_Job_.
Reproduce, character for character, the lines below from the first through the one with "[0, -0.01, -2.59];". Leave pictures out.

_Information provided_.

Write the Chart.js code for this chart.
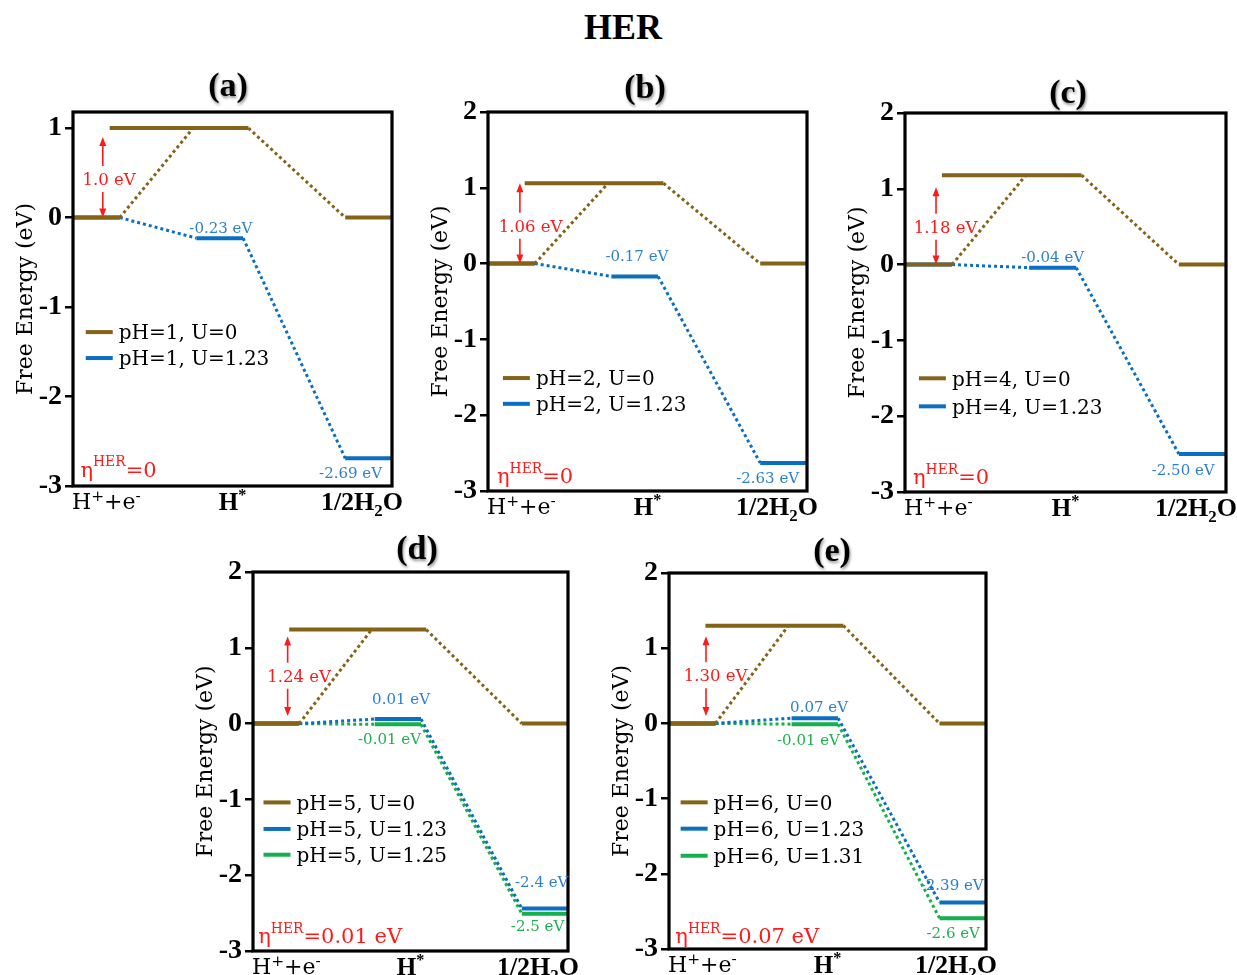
<!DOCTYPE html>
<html><head><meta charset="utf-8">
<script src="https://cdn.jsdelivr.net/npm/chart.js@4.4.1/dist/chart.umd.min.js"></script>
<style>
html,body{margin:0;padding:0;background:#fff;overflow:hidden;width:1237px;height:975px;position:relative;}
canvas{position:absolute;}
.ttl{position:absolute;font-family:"Liberation Serif",serif;font-weight:bold;transform:translate(-50%,-50%);white-space:nowrap;color:#000;line-height:1;}
.pt{font-size:34px;text-shadow:1px 2px 3px rgba(0,0,0,0.45);}
</style></head><body>
<div class="ttl" style="left:623px;top:27px;font-size:36px">HER</div>
<script>
// ---------- DATA ----------
const stepLabels = ['H^{+}+e^{-}', 'H^{*}', '1/2H_{2}O'];
const yTicksA = [1, 0, -1, -2, -3];
const yTicksB = [2, 1, 0, -1, -2, -3];

const namesA = ['pH=1, U=0', 'pH=1, U=1.23'];
const pH1_U0    = [0, 1.00, 0];
const pH1_U123  = [0, -0.23, -2.69];

const namesB = ['pH=2, U=0', 'pH=2, U=1.23'];
const pH2_U0    = [0, 1.06, 0];
const pH2_U123  = [0, -0.17, -2.63];

const namesC = ['pH=4, U=0', 'pH=4, U=1.23'];
const pH4_U0    = [0, 1.18, 0];
const pH4_U123  = [0, -0.04, -2.50];

const namesD = ['pH=5, U=0', 'pH=5, U=1.23', 'pH=5, U=1.25'];
const pH5_U0    = [0, 1.24, 0];
const pH5_U123  = [0, 0.06, -2.44];
const pH5_U125  = [0, -0.01, -2.51];

const namesE = ['pH=6, U=0', 'pH=6, U=1.23', 'pH=6, U=1.31'];
const pH6_U0    = [0, 1.30, 0];
const pH6_U123  = [0, 0.07, -2.38];
const pH6_U131  = [0, -0.01, -2.59];

const barrierLabels = ['1.0 eV', '1.06 eV', '1.18 eV', '1.24 eV', '1.30 eV'];
const etaLabels = ['η^{HER}=0', 'η^{HER}=0', 'η^{HER}=0', 'η^{HER}=0.01 eV', 'η^{HER}=0.07 eV'];
const valueLabelsA = ['-0.23 eV', '-2.69 eV'];
const valueLabelsB = ['-0.17 eV', '-2.63 eV'];
const valueLabelsC = ['-0.04 eV', '-2.50 eV'];
const valueLabelsD = ['0.01 eV', '-0.01 eV', '-2.4 eV', '-2.5 eV'];
const valueLabelsE = ['0.07 eV', '-0.01 eV', '-2.39 eV', '-2.6 eV'];
const panelTitles = ['(a)', '(b)', '(c)', '(d)', '(e)'];

// ---------- STYLE / LAYOUT ----------
const BROWN = '#846317', BLUE = '#0A6FC2', GREEN = '#14B04C', RED = '#FF1A1A';
const TBLUE = '#2F80CC', TGREEN = '#1FB050';
const SERIF = '"DejaVu Serif", serif';
const TSERIF = '"Liberation Serif", serif';
// x-scale layout of the level segments (x axis runs 0..3)
const stepSpan = [[0, 0.44], [1.16, 1.60], [2.56, 3]];
const brownTop = [0.345, 1.65];
const brownRiseEnd = 1.13;

const YW = 75, PADT = 22, PADR = 12, PADB = 36;

const panels = [
  { box:[73,112,392,486], yMax:1.18, ticks:yTicksA, title:panelTitles[0], tpos:[228,85],
    series:[{n:namesA[0], v:pH1_U0, c:BROWN, brown:true},{n:namesA[1], v:pH1_U123, c:BLUE}],
    arrow:{x:0.28, y0:0, y1:0.90, lx:0.34, ly:0.43, t:barrierLabels[0]},
    vl:[{t:valueLabelsA[0], c:TBLUE, x:1.39, y:-0.11},{t:valueLabelsA[1], c:TBLUE, x:2.61, y:-2.85}],
    eta:{t:etaLabels[0], x:0.07, y:-2.81}, leg:{x:0.12, y:[-1.28,-1.57]} },
  { box:[488,112,807,491], yMax:2, ticks:yTicksB, title:panelTitles[1], tpos:[645,87],
    series:[{n:namesB[0], v:pH2_U0, c:BROWN, brown:true},{n:namesB[1], v:pH2_U123, c:BLUE}],
    arrow:{x:0.30, y0:0, y1:1.06, lx:0.40, ly:0.50, t:barrierLabels[1]},
    vl:[{t:valueLabelsB[0], c:TBLUE, x:1.40, y:0.10},{t:valueLabelsB[1], c:TBLUE, x:2.63, y:-2.82}],
    eta:{t:etaLabels[1], x:0.085, y:-2.80}, leg:{x:0.14, y:[-1.51,-1.85]} },
  { box:[905,113,1226,492], yMax:2, ticks:yTicksB, title:panelTitles[2], tpos:[1068,92],
    series:[{n:namesC[0], v:pH4_U0, c:BROWN, brown:true},{n:namesC[1], v:pH4_U123, c:BLUE}],
    arrow:{x:0.29, y0:0, y1:1.02, lx:0.38, ly:0.50, t:barrierLabels[2]},
    vl:[{t:valueLabelsC[0], c:TBLUE, x:1.38, y:0.11},{t:valueLabelsC[1], c:TBLUE, x:2.60, y:-2.70}],
    eta:{t:etaLabels[2], x:0.075, y:-2.80}, leg:{x:0.13, y:[-1.50,-1.87]} },
  { box:[253,572,568,951], yMax:2, ticks:yTicksB, title:panelTitles[3], tpos:[417,548],
    series:[{n:namesD[0], v:pH5_U0, c:BROWN, brown:true},{n:namesD[1], v:pH5_U123, c:BLUE},{n:namesD[2], v:pH5_U125, c:GREEN}],
    arrow:{x:0.33, y0:0.1, y1:1.15, lx:0.44, ly:0.63, t:barrierLabels[3]},
    vl:[{t:valueLabelsD[0], c:TBLUE, x:1.41, y:0.33},{t:valueLabelsD[1], c:TGREEN, x:1.30, y:-0.20},
        {t:valueLabelsD[2], c:TBLUE, x:2.75, y:-2.08},{t:valueLabelsD[3], c:TGREEN, x:2.71, y:-2.66}],
    eta:{t:etaLabels[3], x:0.05, y:-2.80}, leg:{x:0.10, y:[-1.04,-1.39,-1.73]} },
  { box:[669,573,986,949], yMax:2, ticks:yTicksB, title:panelTitles[4], tpos:[832,550],
    series:[{n:namesE[0], v:pH6_U0, c:BROWN, brown:true},{n:namesE[1], v:pH6_U123, c:BLUE},{n:namesE[2], v:pH6_U131, c:GREEN}],
    arrow:{x:0.35, y0:0.1, y1:1.16, lx:0.44, ly:0.64, t:barrierLabels[4]},
    vl:[{t:valueLabelsE[0], c:TBLUE, x:1.42, y:0.23},{t:valueLabelsE[1], c:TGREEN, x:1.32, y:-0.21},
        {t:valueLabelsE[2], c:TBLUE, x:2.68, y:-2.14},{t:valueLabelsE[3], c:TGREEN, x:2.69, y:-2.78}],
    eta:{t:etaLabels[4], x:0.06, y:-2.82}, leg:{x:0.11, y:[-1.05,-1.40,-1.76]} }
];

// ---------- helpers ----------
function parseRich(s){
  const out=[]; const re=/(\^|_)\{([^}]*)\}/g; let last=0, m;
  while((m=re.exec(s))){ if(m.index>last) out.push({t:s.slice(last,m.index),mode:''});
    out.push({t:m[2],mode:m[1]==='^'?'sup':'sub'}); last=re.lastIndex; }
  if(last<s.length) out.push({t:s.slice(last),mode:''});
  return out;
}
function drawRich(ctx, s, x, yMid, o){
  const segs=parseRich(s), size=o.size, small=size*(o.ratio||0.65);
  const f=(sz)=>`${o.weight||'normal'} ${sz}px ${o.family}`;
  let w=0; segs.forEach(g=>{ctx.font=f(g.mode?small:size); g.w=ctx.measureText(g.t).width; w+=g.w;});
  let cx = o.align==='center'? x-w/2 : o.align==='right'? x-w : x;
  const base = yMid + size*0.36;
  ctx.textAlign='left'; ctx.textBaseline='alphabetic'; ctx.fillStyle=o.color;
  segs.forEach(g=>{ ctx.font=f(g.mode?small:size);
    const dy = g.mode==='sup' ? -size*(o.raise||0.38) : g.mode==='sub' ? size*0.22 : 0;
    ctx.fillText(g.t, cx, base+dy); cx+=g.w; });
}
function arrowHead(ctx, x, y, dir){ // dir -1 up, +1 down (tip at x,y)
  ctx.beginPath(); ctx.moveTo(x, y); ctx.lineTo(x-3.5, y-dir*9); ctx.lineTo(x+3.5, y-dir*9); ctx.closePath(); ctx.fill();
}

const diagramPlugin = {
  id:'diagram',
  afterDraw(chart){
    const p = chart.options.plugins.diagram.panel;
    const {ctx, chartArea:ca} = chart; const X=chart.scales.x, Y=chart.scales.y;
    ctx.save();
    // frame
    ctx.strokeStyle='#000'; ctx.lineWidth=3.2;
    ctx.strokeRect(ca.left, ca.top, ca.right-ca.left, ca.bottom-ca.top);
    // y title
    ctx.save(); ctx.translate(ca.left-47, (ca.top+ca.bottom)/2); ctx.rotate(-Math.PI/2);
    ctx.font=`22px ${SERIF}`; ctx.fillStyle='#000'; ctx.textAlign='center'; ctx.textBaseline='middle';
    ctx.fillText('Free Energy (eV)', 0, 0); ctx.restore();
    // x category labels
    const ly = ca.bottom + 15;
    drawRich(ctx, stepLabels[0], ca.left-1, ly, {size:22, family:SERIF, color:'#000', ratio:0.7, raise:0.36});
    drawRich(ctx, stepLabels[1], X.getPixelForValue(1.5), ly, {size:25, family:TSERIF, weight:'bold', color:'#000', align:'center', ratio:0.65, raise:0.4});
    drawRich(ctx, stepLabels[2], ca.right+11, ly, {size:26, family:TSERIF, weight:'bold', color:'#000', align:'right', ratio:0.65});
    // barrier arrow
    const a=p.arrow, ax=X.getPixelForValue(a.x), y0=Y.getPixelForValue(a.y0), y1=Y.getPixelForValue(a.y1), lyy=Y.getPixelForValue(a.ly);
    ctx.strokeStyle=RED; ctx.fillStyle=RED; ctx.lineWidth=1.6;
    ctx.beginPath(); ctx.moveTo(ax, y1+6); ctx.lineTo(ax, lyy-13); ctx.moveTo(ax, lyy+13); ctx.lineTo(ax, y0-6); ctx.stroke();
    arrowHead(ctx, ax, y1, -1); arrowHead(ctx, ax, y0, 1);
    drawRich(ctx, a.t, X.getPixelForValue(a.lx), lyy, {size:16.5, family:SERIF, color:RED, align:'center'});
    // value labels
    p.vl.forEach(v=> drawRich(ctx, v.t, X.getPixelForValue(v.x), Y.getPixelForValue(v.y), {size:15, family:SERIF, color:v.c, align:'center'}));
    // eta
    drawRich(ctx, p.eta.t, X.getPixelForValue(p.eta.x), Y.getPixelForValue(p.eta.y), {size:21, family:SERIF, color:RED, ratio:0.66, raise:0.5});
    // legend
    const lx = X.getPixelForValue(p.leg.x);
    p.series.forEach((s,i)=>{
      const yy = Y.getPixelForValue(p.leg.y[i]);
      ctx.strokeStyle=s.c; ctx.lineWidth=4; ctx.lineCap='butt';
      ctx.beginPath(); ctx.moveTo(lx, yy); ctx.lineTo(lx+27, yy); ctx.stroke();
      drawRich(ctx, s.n, lx+33, yy, {size:20, family:SERIF, color:'#000'});
    });
    ctx.restore();
  }
};

function levelPoints(v, brown){
  const pts=[];
  stepSpan.forEach((sp,i)=>{
    const s = (brown && i===1) ? brownTop : sp;
    if(i>0) pts.push({x:(s[0]+pts[pts.length-1].x)/2, y:null});
    pts.push({x:s[0], y:v[i]}, {x:s[1], y:v[i]});
  });
  return pts;
}
function linkPoints(v, brown){
  const end1 = brown ? brownRiseEnd : stepSpan[1][0];
  const start2 = brown ? brownTop[1] : stepSpan[1][1];
  return [{x:stepSpan[0][1], y:v[0]}, {x:end1, y:v[1]}, {x:(end1+start2)/2, y:null},
          {x:start2, y:v[1]}, {x:stepSpan[2][0], y:v[2]}];
}

panels.forEach((p, idx)=>{
  const [L,T,R,B] = p.box;
  const cv = document.createElement('canvas');
  const w = (R-L)+YW+PADR, h = (B-T)+PADT+PADB;
  cv.width=w; cv.height=h; cv.style.left=(L-YW)+'px'; cv.style.top=(T-PADT)+'px';
  cv.style.width=w+'px'; cv.style.height=h+'px';
  document.body.appendChild(cv);
  const t = document.createElement('div'); t.className='ttl pt'; t.textContent=p.title;
  t.style.left=p.tpos[0]+'px'; t.style.top=p.tpos[1]+'px'; document.body.appendChild(t);

  const ds=[];
  // dataset 0 is drawn last (on top): brown U=0 levels on top
  p.series.forEach(s=>{
    ds.push({data:levelPoints(s.v, s.brown), borderColor:s.c, borderWidth:4, borderCapStyle:'butt', spanGaps:false, pointRadius:0});
  });
  p.series.forEach(s=>{
    ds.push({data:linkPoints(s.v, s.brown), borderColor:s.c, borderWidth:3, borderDash:[3,3], borderCapStyle:'butt', spanGaps:false, pointRadius:0});
  });
  new Chart(cv, {
    type:'line',
    data:{datasets:ds},
    options:{
      responsive:false, animation:false, devicePixelRatio:1,
      layout:{padding:{left:0, top:PADT, right:PADR, bottom:PADB}},
      plugins:{legend:{display:false}, tooltip:{enabled:false}, title:{display:false}, diagram:{panel:p}},
      elements:{point:{radius:0}, line:{tension:0}},
      scales:{
        x:{type:'linear', min:0, max:3, display:false, ticks:{display:false}},
        y:{type:'linear', min:-3, max:p.yMax,
           afterFit(s){ s.width=YW; },
           afterBuildTicks(s){ s.ticks = p.ticks.map(v=>({value:v})); },
           grid:{drawOnChartArea:false, drawTicks:true, tickLength:8, color:'#000', lineWidth:2.5},
           border:{display:false},
           ticks:{autoSkip:false, color:'#000', padding:3, font:{family:'Liberation Serif', weight:'bold', size:28},
                  callback:(v)=>String(v)}}
      }
    },
    plugins:[diagramPlugin]
  });
});
</script>
</body></html>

_Output below_.
Write the Chart.js code for this chart.
<!DOCTYPE html>
<html><head><meta charset="utf-8">
<script src="https://cdn.jsdelivr.net/npm/chart.js@4.4.1/dist/chart.umd.min.js"></script>
<style>
html,body{margin:0;padding:0;background:#fff;overflow:hidden;width:1237px;height:975px;position:relative;}
canvas{position:absolute;}
.ttl{position:absolute;font-family:"Liberation Serif",serif;font-weight:bold;transform:translate(-50%,-50%);white-space:nowrap;color:#000;line-height:1;}
.pt{font-size:34px;text-shadow:1px 2px 3px rgba(0,0,0,0.45);}
</style></head><body>
<div class="ttl" style="left:623px;top:27px;font-size:36px">HER</div>
<script>
// ---------- DATA ----------
const stepLabels = ['H^{+}+e^{-}', 'H^{*}', '1/2H_{2}O'];
const yTicksA = [1, 0, -1, -2, -3];
const yTicksB = [2, 1, 0, -1, -2, -3];

const namesA = ['pH=1, U=0', 'pH=1, U=1.23'];
const pH1_U0    = [0, 1.00, 0];
const pH1_U123  = [0, -0.23, -2.69];

const namesB = ['pH=2, U=0', 'pH=2, U=1.23'];
const pH2_U0    = [0, 1.06, 0];
const pH2_U123  = [0, -0.17, -2.63];

const namesC = ['pH=4, U=0', 'pH=4, U=1.23'];
const pH4_U0    = [0, 1.18, 0];
const pH4_U123  = [0, -0.04, -2.50];

const namesD = ['pH=5, U=0', 'pH=5, U=1.23', 'pH=5, U=1.25'];
const pH5_U0    = [0, 1.24, 0];
const pH5_U123  = [0, 0.06, -2.44];
const pH5_U125  = [0, -0.01, -2.51];

const namesE = ['pH=6, U=0', 'pH=6, U=1.23', 'pH=6, U=1.31'];
const pH6_U0    = [0, 1.30, 0];
const pH6_U123  = [0, 0.07, -2.38];
const pH6_U131  = [0, -0.01, -2.59];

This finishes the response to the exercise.